__INSTRUCTION__. Your task is to copy the listing exactly. Drop any pictures from the copy.

__GIVEN MATERIAL__.
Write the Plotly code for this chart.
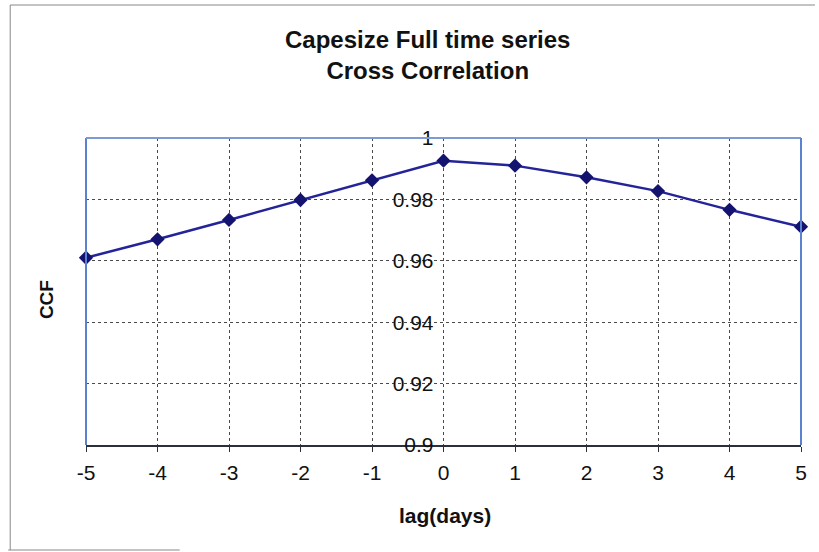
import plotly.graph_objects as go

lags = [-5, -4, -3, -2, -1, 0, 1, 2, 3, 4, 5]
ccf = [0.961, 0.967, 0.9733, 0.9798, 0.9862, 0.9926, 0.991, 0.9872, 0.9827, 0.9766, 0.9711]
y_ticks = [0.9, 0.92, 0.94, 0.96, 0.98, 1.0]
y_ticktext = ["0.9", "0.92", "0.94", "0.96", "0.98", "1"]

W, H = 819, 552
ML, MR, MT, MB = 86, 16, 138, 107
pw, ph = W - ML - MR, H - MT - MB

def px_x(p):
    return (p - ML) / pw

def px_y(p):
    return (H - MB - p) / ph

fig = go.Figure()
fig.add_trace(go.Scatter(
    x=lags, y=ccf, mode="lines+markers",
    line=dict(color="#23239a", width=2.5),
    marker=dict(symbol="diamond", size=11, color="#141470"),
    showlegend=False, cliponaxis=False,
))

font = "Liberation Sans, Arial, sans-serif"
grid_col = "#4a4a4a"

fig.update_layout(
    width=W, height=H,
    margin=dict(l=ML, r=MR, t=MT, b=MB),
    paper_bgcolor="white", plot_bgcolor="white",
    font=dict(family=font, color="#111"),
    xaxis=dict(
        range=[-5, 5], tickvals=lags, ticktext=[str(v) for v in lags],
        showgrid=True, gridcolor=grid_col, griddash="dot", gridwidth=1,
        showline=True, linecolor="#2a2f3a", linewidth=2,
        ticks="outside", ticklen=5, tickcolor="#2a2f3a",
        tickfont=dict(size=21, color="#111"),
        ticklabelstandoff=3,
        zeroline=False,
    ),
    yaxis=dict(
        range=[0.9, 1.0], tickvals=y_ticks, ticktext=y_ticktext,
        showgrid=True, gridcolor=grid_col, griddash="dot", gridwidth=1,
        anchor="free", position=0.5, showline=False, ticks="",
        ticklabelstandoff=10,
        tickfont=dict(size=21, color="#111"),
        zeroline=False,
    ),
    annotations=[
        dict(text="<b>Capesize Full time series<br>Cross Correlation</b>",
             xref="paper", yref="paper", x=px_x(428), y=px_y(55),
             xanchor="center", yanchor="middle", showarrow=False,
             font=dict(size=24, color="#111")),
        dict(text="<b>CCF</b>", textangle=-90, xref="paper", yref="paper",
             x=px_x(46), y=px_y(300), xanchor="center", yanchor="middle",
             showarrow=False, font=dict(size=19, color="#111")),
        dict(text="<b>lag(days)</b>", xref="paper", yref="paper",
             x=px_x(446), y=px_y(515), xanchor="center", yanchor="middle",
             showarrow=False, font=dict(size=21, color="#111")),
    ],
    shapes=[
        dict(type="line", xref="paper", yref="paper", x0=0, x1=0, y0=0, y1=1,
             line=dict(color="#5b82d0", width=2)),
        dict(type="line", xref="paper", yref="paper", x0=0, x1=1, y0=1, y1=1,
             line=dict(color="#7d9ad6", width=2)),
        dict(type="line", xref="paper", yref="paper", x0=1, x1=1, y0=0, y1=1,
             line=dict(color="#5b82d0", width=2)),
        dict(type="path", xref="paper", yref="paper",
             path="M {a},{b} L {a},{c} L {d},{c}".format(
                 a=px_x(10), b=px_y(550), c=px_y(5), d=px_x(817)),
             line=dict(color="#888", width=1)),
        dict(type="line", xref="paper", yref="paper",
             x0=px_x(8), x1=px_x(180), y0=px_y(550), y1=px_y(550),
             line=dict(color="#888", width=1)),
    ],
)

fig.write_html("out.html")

__WRITTEN ANSWER__.
Write the Plotly code for this chart.
import plotly.graph_objects as go

lags = [-5, -4, -3, -2, -1, 0, 1, 2, 3, 4, 5]
ccf = [0.961, 0.967, 0.9733, 0.9798, 0.9862, 0.9926, 0.991, 0.9872, 0.9827, 0.9766, 0.9711]
y_ticks = [0.9, 0.92, 0.94, 0.96, 0.98, 1.0]
y_ticktext = ["0.9", "0.92", "0.94", "0.96", "0.98", "1"]

W, H = 819, 552
ML, MR, MT, MB = 86, 16, 138, 107
pw, ph = W - ML - MR, H - MT - MB

def px_x(p):
    return (p - ML) / pw

def px_y(p):
    return (H - MB - p) / ph

fig = go.Figure()
fig.add_trace(go.Scatter(
    x=lags, y=ccf, mode="lines+markers",
    line=dict(color="#23239a", width=2.5),
    marker=dict(symbol="diamond", size=11, color="#141470"),
    showlegend=False, cliponaxis=False,
))

font = "Liberation Sans, Arial, sans-serif"
grid_col = "#4a4a4a"

fig.update_layout(
    width=W, height=H,
    margin=dict(l=ML, r=MR, t=MT, b=MB),
    paper_bgcolor="white", plot_bgcolor="white",
    font=dict(family=font, color="#111"),
    xaxis=dict(
        range=[-5, 5], tickvals=lags, ticktext=[str(v) for v in lags],
        showgrid=True, gridcolor=grid_col, griddash="dot", gridwidth=1,
        showline=True, linecolor="#2a2f3a", linewidth=2,
        ticks="outside", ticklen=5, tickcolor="#2a2f3a",
        tickfont=dict(size=21, color="#111"),
        ticklabelstandoff=3,
        zeroline=False,
    ),
    yaxis=dict(
        range=[0.9, 1.0], tickvals=y_ticks, ticktext=y_ticktext,
        showgrid=True, gridcolor=grid_col, griddash="dot", gridwidth=1,
        anchor="free", position=0.5, showline=False, ticks="",
        ticklabelstandoff=10,
        tickfont=dict(size=21, color="#111"),
        zeroline=False,
    ),
    annotations=[
        dict(text="<b>Capesize Full time series<br>Cross Correlation</b>",
             xref="paper", yref="paper", x=px_x(428), y=px_y(55),
             xanchor="center", yanchor="middle", showarrow=False,
             font=dict(size=24, color="#111")),
        dict(text="<b>CCF</b>", textangle=-90, xref="paper", yref="paper",
             x=px_x(46), y=px_y(300), xanchor="center", yanchor="middle",
             showarrow=False, font=dict(size=19, color="#111")),
        dict(text="<b>lag(days)</b>", xref="paper", yref="paper",
             x=px_x(446), y=px_y(515), xanchor="center", yanchor="middle",
             showarrow=False, font=dict(size=21, color="#111")),
    ],
    shapes=[
        dict(type="line", xref="paper", yref="paper", x0=0, x1=0, y0=0, y1=1,
             line=dict(color="#5b82d0", width=2)),
        dict(type="line", xref="paper", yref="paper", x0=0, x1=1, y0=1, y1=1,
             line=dict(color="#7d9ad6", width=2)),
        dict(type="line", xref="paper", yref="paper", x0=1, x1=1, y0=0, y1=1,
             line=dict(color="#5b82d0", width=2)),
        dict(type="path", xref="paper", yref="paper",
             path="M {a},{b} L {a},{c} L {d},{c}".format(
                 a=px_x(10), b=px_y(550), c=px_y(5), d=px_x(817)),
             line=dict(color="#888", width=1)),
        dict(type="line", xref="paper", yref="paper",
             x0=px_x(8), x1=px_x(180), y0=px_y(550), y1=px_y(550),
             line=dict(color="#888", width=1)),
    ],
)

fig.write_html("out.html")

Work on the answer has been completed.